Measurable Goals for an Immeasurable God

In the on-going pursuit of a Da Vinci Free life (but you have to mention it to get Google time), I have been researching various topics for upcoming projects and have come up with the following conclusion:

If I have to hear about measurable and manageable goals one more time, I'm going to be sick.

I think this may be the downfall of American ingenuity. Americans don't discover and don't innovate any more, because not many things of value come from manageable, measureable goals. Think about it. Schools teach us to set these types of goals, thinking that attaining them will increase our self esteem.
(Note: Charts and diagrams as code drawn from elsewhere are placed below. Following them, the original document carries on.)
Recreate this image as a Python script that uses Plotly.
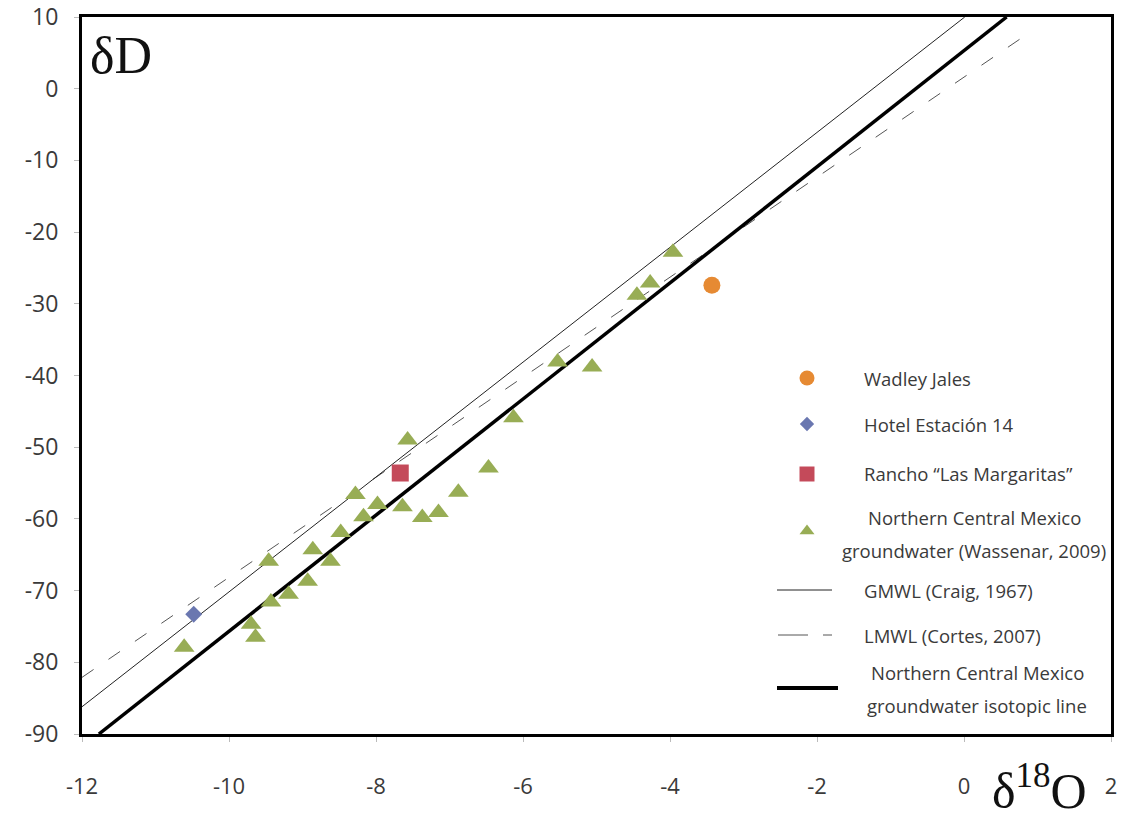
import plotly.graph_objects as go

# ---------------- data ----------------
wadley_x = [-3.43]
wadley_y = [-27.4]
hotel_x = [-10.48]
hotel_y = [-73.3]
rancho_x = [-7.67]
rancho_y = [-53.6]

ncm_x = [-3.96, -4.27, -4.45, -5.53, -5.06, -6.13, -6.47, -7.57, -6.88, -7.15,
         -7.37, -7.64, -8.28, -7.98, -8.17, -8.48, -8.86, -8.62, -9.46, -8.93,
         -9.19, -9.43, -9.70, -9.64, -10.61]
ncm_y = [-22.8, -27.1, -28.8, -38.1, -38.8, -45.9, -52.9, -49.0, -56.3, -59.1,
         -59.8, -58.3, -56.6, -58.0, -59.7, -61.9, -64.3, -65.9, -65.9, -68.7,
         -70.5, -71.6, -74.7, -76.5, -77.9]

gmwl_x = [-12.0, 0.01]
gmwl_y = [-86.2, 10.0]
lmwl_x = [-12.0, 0.93]
lmwl_y = [-82.1, 8.1]
ncmline_x = [-11.77, 0.58]
ncmline_y = [-90.0, 10.0]

x_ticks = [-12, -10, -8, -6, -4, -2, 0, 2]
y_ticks = [-90, -80, -70, -60, -50, -40, -30, -20, -10, 0, 10]

legend_lines = [
    ["Wadley Jales"],
    ["Hotel Estación 14"],
    ["Rancho “Las Margaritas”"],
    ["Northern Central Mexico", "groundwater (Wassenar, 2009)"],
    ["GMWL (Craig, 1967)"],
    ["LMWL (Cortes, 2007)"],
    ["Northern Central Mexico", "groundwater isotopic line"],
]

# ---------------- styles ----------------
C_ORANGE = "#e68a33"
C_BLUE = "#6a77b0"
C_RED = "#c44a5a"
C_GREEN = "#98ad55"
TXT = "#3a3a3a"

W, H = 1133, 819
L, R, T, B = 82, 1111, 17, 734


def px(xp):
    return (xp - L) / (R - L)


def py(yp):
    return (B - yp) / (B - T)


fig = go.Figure()

fig.add_trace(go.Scatter(x=lmwl_x, y=lmwl_y, mode="lines",
                         line=dict(color="#555555", width=1, dash="14px,18px"),
                         showlegend=False))
fig.add_trace(go.Scatter(x=gmwl_x, y=gmwl_y, mode="lines",
                         line=dict(color="#222222", width=1),
                         showlegend=False))
fig.add_trace(go.Scatter(x=ncmline_x, y=ncmline_y, mode="lines",
                         line=dict(color="#000000", width=3.5),
                         showlegend=False))

fig.add_trace(go.Scatter(x=ncm_x, y=ncm_y, mode="markers",
                         marker=dict(symbol="triangle-up", size=18, color=C_GREEN),
                         showlegend=False))
fig.add_trace(go.Scatter(x=wadley_x, y=wadley_y, mode="markers",
                         marker=dict(symbol="circle", size=17, color=C_ORANGE),
                         showlegend=False))
fig.add_trace(go.Scatter(x=hotel_x, y=hotel_y, mode="markers",
                         marker=dict(symbol="diamond", size=13, color=C_BLUE),
                         showlegend=False))
fig.add_trace(go.Scatter(x=rancho_x, y=rancho_y, mode="markers",
                         marker=dict(symbol="square", size=17, color=C_RED),
                         showlegend=False))

# ---------------- manual legend ----------------
leg_marker_px = [(807, 378), (807, 424), (807, 474), (807, 531)]
leg_symbols = ["circle", "diamond", "square", "triangle-up"]
leg_colors = [C_ORANGE, C_BLUE, C_RED, C_GREEN]
leg_sizes = [15, 11, 15, 13]
for (mx, my), s, c, sz in zip(leg_marker_px, leg_symbols, leg_colors, leg_sizes):
    fig.add_trace(go.Scatter(x=[px(mx)], y=[py(my)], mode="markers",
                             xaxis="x2", yaxis="y2",
                             marker=dict(symbol=s, size=sz, color=c),
                             showlegend=False, hoverinfo="skip"))

shapes = []
shapes.append(dict(type="line", xref="paper", yref="paper",
                   x0=px(777), x1=px(832), y0=py(590), y1=py(590),
                   line=dict(color="#222222", width=1)))
shapes.append(dict(type="line", xref="paper", yref="paper",
                   x0=px(778), x1=px(808), y0=py(635), y1=py(635),
                   line=dict(color="#555555", width=1)))
shapes.append(dict(type="line", xref="paper", yref="paper",
                   x0=px(823), x1=px(832), y0=py(635), y1=py(635),
                   line=dict(color="#555555", width=1)))
shapes.append(dict(type="line", xref="paper", yref="paper",
                   x0=px(777), x1=px(838), y0=py(688), y1=py(688),
                   line=dict(color="#000000", width=4)))

annotations = []
# (x, y of first line, anchor)
leg_text_pos = [
    (862, 378, "left"),
    (862, 424, "left"),
    (862, 474, "left"),
    (974, 517, "center"),
    (862, 590, "left"),
    (862, 635, "left"),
    (977, 672, "center"),
]
LINE_GAP = 33
for (tx, ty, anc), lines in zip(leg_text_pos, legend_lines):
    for i, lab in enumerate(lines):
        annotations.append(dict(x=px(tx), y=py(ty + i * LINE_GAP), xref="paper", yref="paper",
                                text=lab, showarrow=False, xanchor=anc, yanchor="middle",
                                font=dict(family="Open Sans", size=18.5, color=TXT)))

annotations.append(dict(x=px(88), y=py(56), xref="paper", yref="paper",
                        text="δD", showarrow=False, xanchor="left", yanchor="middle",
                        font=dict(family="Liberation Serif", size=52, color="#111111")))
annotations.append(dict(x=px(990), y=py(787), xref="paper", yref="paper",
                        text="δ<sup>18</sup>O", showarrow=False, xanchor="left",
                        yanchor="middle",
                        font=dict(family="Liberation Serif", size=50, color="#111111")))

fig.update_layout(
    width=W, height=H,
    margin=dict(l=L, r=W - R, t=T, b=H - B, pad=0),
    paper_bgcolor="white", plot_bgcolor="white",
    showlegend=False,
    shapes=shapes,
    annotations=annotations,
    xaxis=dict(range=[-12, 2], tickvals=x_ticks, ticktext=[str(v) for v in x_ticks],
               showgrid=False, zeroline=False, automargin=False,
               ticklabeloverflow="allow",
               showline=True, linecolor="black", linewidth=3, mirror=True,
               ticks="outside", ticklen=5, tickcolor="#bbbbbb", tickwidth=1,
               ticklabelstandoff=26,
               tickfont=dict(family="Open Sans", size=22, color=TXT)),
    yaxis=dict(range=[-90, 10], tickvals=y_ticks, ticktext=[str(v) for v in y_ticks],
               showgrid=False, zeroline=False, automargin=False,
               ticklabeloverflow="allow",
               showline=True, linecolor="black", linewidth=3, mirror=True,
               ticks="outside", ticklen=5, tickcolor="#bbbbbb", tickwidth=1,
               ticklabelstandoff=11,
               tickfont=dict(family="Open Sans", size=23, color=TXT)),
    xaxis2=dict(range=[0, 1], overlaying="x", visible=False, fixedrange=True),
    yaxis2=dict(range=[0, 1], overlaying="y", visible=False, fixedrange=True),
)

fig.write_html("out.html", config={"displayModeBar": False},
               post_script="document.body.style.margin='0';")
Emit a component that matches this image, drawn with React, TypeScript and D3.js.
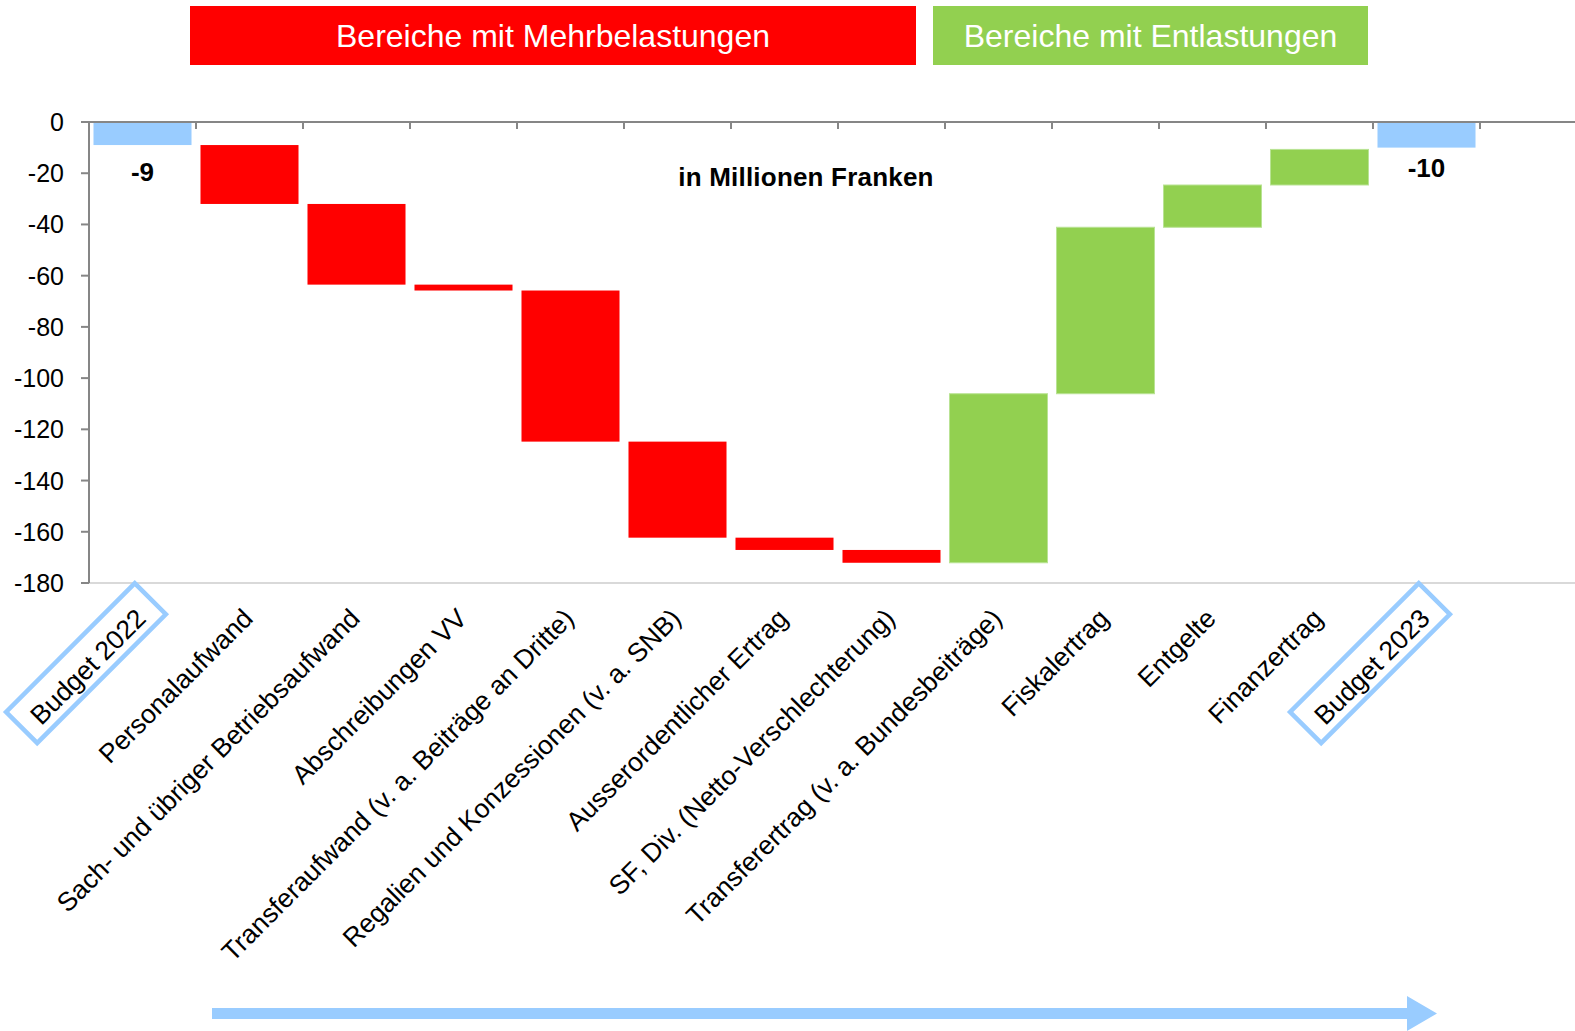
import * as d3 from "d3";

const categories = [
  "Budget 2022",
  "Personalaufwand",
  "Sach- und übriger Betriebsaufwand",
  "Abschreibungen VV",
  "Transferaufwand (v. a. Beiträge an Dritte)",
  "Regalien und Konzessionen (v. a. SNB)",
  "Ausserordentlicher Ertrag",
  "SF, Div. (Netto-Verschlechterung)",
  "Transferertrag (v. a. Bundesbeiträge)",
  "Fiskalertrag",
  "Entgelte",
  "Finanzertrag",
  "Budget 2023",
];

// running level (in Mio. Fr.) after each item
const levels = [-9, -32, -63.5, -65.8, -124.8, -162.3, -167.1, -172.1, -106.1, -41.1, -24.6, -10.7, -10];

// kind of each bar: total, burden (Mehrbelastung), relief (Entlastung)
const kinds = ["total", "up", "up", "up", "up", "up", "up", "up", "down", "down", "down", "down", "total"];

const valueLabels = ["-9", "", "", "", "", "", "", "", "", "", "", "", "-10"];

const yTicks = [0, -20, -40, -60, -80, -100, -120, -140, -160, -180];

const banners = [
  { text: "Bereiche mit Mehrbelastungen", color: "#FF0000", x0: 190, x1: 916 },
  { text: "Bereiche mit Entlastungen", color: "#92D050", x0: 933, x1: 1368 },
];

const WIDTH = 1575;
const HEIGHT = 1031;
const FONT = "'Liberation Sans', Arial, Helvetica, sans-serif";

const colors = { total: "#99CCFF", up: "#FF0000", down: "#92D050" };

export default function App() {
  const x = d3
    .scaleBand()
    .domain(categories)
    .range([89, 1480])
    .paddingInner(0.084)
    .paddingOuter(0.042);

  const y = d3.scaleLinear().domain([0, -180]).range([122, 583]);

  const step = x.step();

  const bars = categories.map((c, i) => {
    const from = kinds[i] === "total" ? 0 : levels[i - 1];
    const to = levels[i];
    return {
      cat: c,
      kind: kinds[i],
      x: x(c),
      y: y(Math.max(from, to)),
      h: Math.abs(y(from) - y(to)),
    };
  });

  return (
    <svg
      width={WIDTH}
      height={HEIGHT}
      style={{ position: "absolute", left: 0, top: 0, background: "#fff" }}
      fontFamily={FONT}
    >
      {/* banners */}
      {banners.map((b) => (
        <g key={b.text}>
          <rect x={b.x0} y={6} width={b.x1 - b.x0} height={59} fill={b.color} />
          <text x={(b.x0 + b.x1) / 2} y={47} fill="#fff" fontSize={32} textAnchor="middle">
            {b.text}
          </text>
        </g>
      ))}

      {/* bottom gridline */}
      <line x1={89} x2={WIDTH} y1={y(-180)} y2={y(-180)} stroke="#d9d9d9" strokeWidth={2} />

      {/* bars */}
      {bars.map((b) => (
        <rect
          key={b.cat}
          x={b.x}
          y={b.y}
          width={x.bandwidth()}
          height={b.h}
          fill={colors[b.kind]}
          stroke={b.kind === "down" ? "#b9e394" : "none"}
          strokeWidth={1}
        />
      ))}

      {/* y axis */}
      <line x1={89} x2={89} y1={y(0)} y2={y(-180)} stroke="#868686" strokeWidth={2} />
      {yTicks.map((t) => (
        <g key={t}>
          <line x1={81} x2={89} y1={y(t)} y2={y(t)} stroke="#868686" strokeWidth={2} />
          <text x={64} y={y(t)} dy="0.36em" textAnchor="end" fontSize={25} fill="#000">
            {String(t)}
          </text>
        </g>
      ))}

      {/* category axis at zero */}
      <line x1={81} x2={WIDTH} y1={y(0)} y2={y(0)} stroke="#868686" strokeWidth={2} />
      {d3.range(1, categories.length + 1).map((i) => (
        <line
          key={i}
          x1={89 + i * step}
          x2={89 + i * step}
          y1={y(0)}
          y2={y(0) + 7}
          stroke="#868686"
          strokeWidth={2}
        />
      ))}

      {/* value labels for the two budget totals */}
      {categories.map((c, i) =>
        valueLabels[i] ? (
          <text
            key={c}
            x={x(c) + x.bandwidth() / 2}
            y={i === 0 ? y(levels[i]) + 36 : y(levels[i]) + 29}
            textAnchor="middle"
            fontSize={26}
            fontWeight="bold"
          >
            {valueLabels[i]}
          </text>
        ) : null
      )}

      <text x={806} y={186} textAnchor="middle" fontSize={26} fontWeight="bold" letterSpacing={0.2}>
        in Millionen Franken
      </text>

      {/* rotated category labels */}
      {categories.map((c, i) => (
        <g key={c} transform={`translate(${x(c) + x.bandwidth() / 2 + 5},620) rotate(-45)`}>
          {kinds[i] === "total" && (
            <rect x={-165} y={-35} width={182} height={44} fill="none" stroke="#99CCFF" strokeWidth={4.5} />
          )}
          <text textAnchor="end" fontSize={26.5} fill="#000">
            {c}
          </text>
        </g>
      ))}

      {/* direction arrow */}
      <path d="M212,1008 L1407,1008 L1407,996 L1437,1013.5 L1407,1031 L1407,1019 L212,1019 Z" fill="#99CCFF" />
    </svg>
  );
}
Because of the mistaken idea that failure sinks the spirit. But does it? What is really better, to accomplish a mediocre goal, or to fail spectacularly at some impossible task? What ever happened to reaching beyond one's reach, to attempt things unthinkable? A prize just beyond the fingertips, one that demands overreaching, or even the intervention of God Himself?

There are parents around who push their kids to be excellent in all things, but unless the kids are passionate about one of their duties, the parents aren't raising innovators, just nicely trained seals. Even in church, with our manageable measurable "x% of the congregation doing y" goals, I no longer feel the desire to BE better, just the pressure to DO better. Because of course, doing is both manageable and measureable.

Manageable Measurable goals should be banned from the language of God's people, if not the English language. How can we require manageable, measureable results form the people of a decidedly Un-manageable, Immeasureable, God? This makes zero sense, except that as "good" christians, we are supposed to obey, not think. We're supposed to sacrifice the wildness of God for the tameness of duty, passion for balance.

I just can't picture the Father taking His Son to the circus to watch the trained seals. Not matter how many pretty beach balls they can balance.